Program Manager: Ms. Khine Latt (STO)
U.S. military land-based operations of the future are intended to be self-sustaining and must minimize long logistics tails. Units engaged in stationary field operations generate substantial quantities of solid waste in the form of packaging materials. Personnel, fuel, and critical transport equipment are needed to support the removal and disposal of these large volumes of packaging waste. The quantities involved today (estimated to be more than 7 pounds/day/soldier) can potentially overwhelm the capacity of foreign nations’ waste disposal systems and create security issues. Reduction of packaging waste through reduction of packaging use is not likely to be attainable at any significant level due to health, security, and operation requirements. Alternative solutions
are required.
Plastic packaging has energy content that can approach that of diesel fuel. Diesel fuel has lower heating value of 43.9MJ/kg and hydrogen content of 12.5 weight percent. Plastic heating values can range from 26-43MJ/kg with a hydrogen content of 5−14 percent. If energy content of the waste is optimized for secondary use as a fuel source, at today’s level of packaging being discarded, a military unit could achieve well more than 100-percent self-sufficiency for their generator fuel needs.

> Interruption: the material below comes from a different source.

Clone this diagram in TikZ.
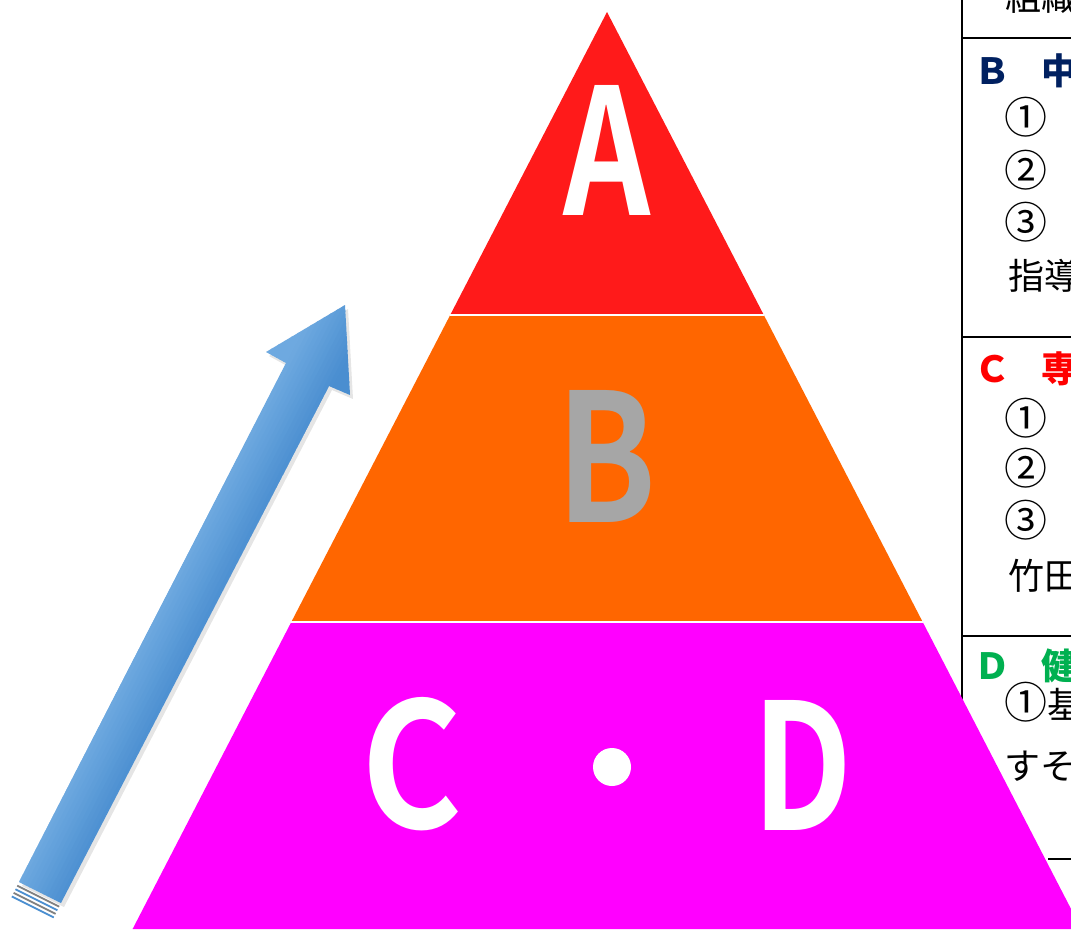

The goal of the Mobile Integrated Sustainable Energy Recovery (MISER) Program is to explore the possibility of achieving nearly complete packaging waste reduction while harnessing 90 percent of the packaging energy content for use in electricity generation. The challenge is to develop a technology that can efficiently harness the energy content of a mixed plastic/paper/food packaging waste stream in the field and do so in a timely manner. Successful development of a MISER unit would increase the availability of power when needed in the field while simultaneously zeroing the logistics waste footprint.
Program accomplishments include―
- Successful demonstration of a 5kWelec pilot plant using a Super-Critical Water Depolymerization (SCW-DP) approach.
- SCW-DP design developed to improve energy capture to 90 percent on a mixed plastics/paper/food-waste input stream and to scale up the system to 60kWelec.
- Synthesis route developed to convert agricultural waste into a polymer suitable for packaging material that can then be easily “recycled” in the field into a liquid hydrocarbon fuel.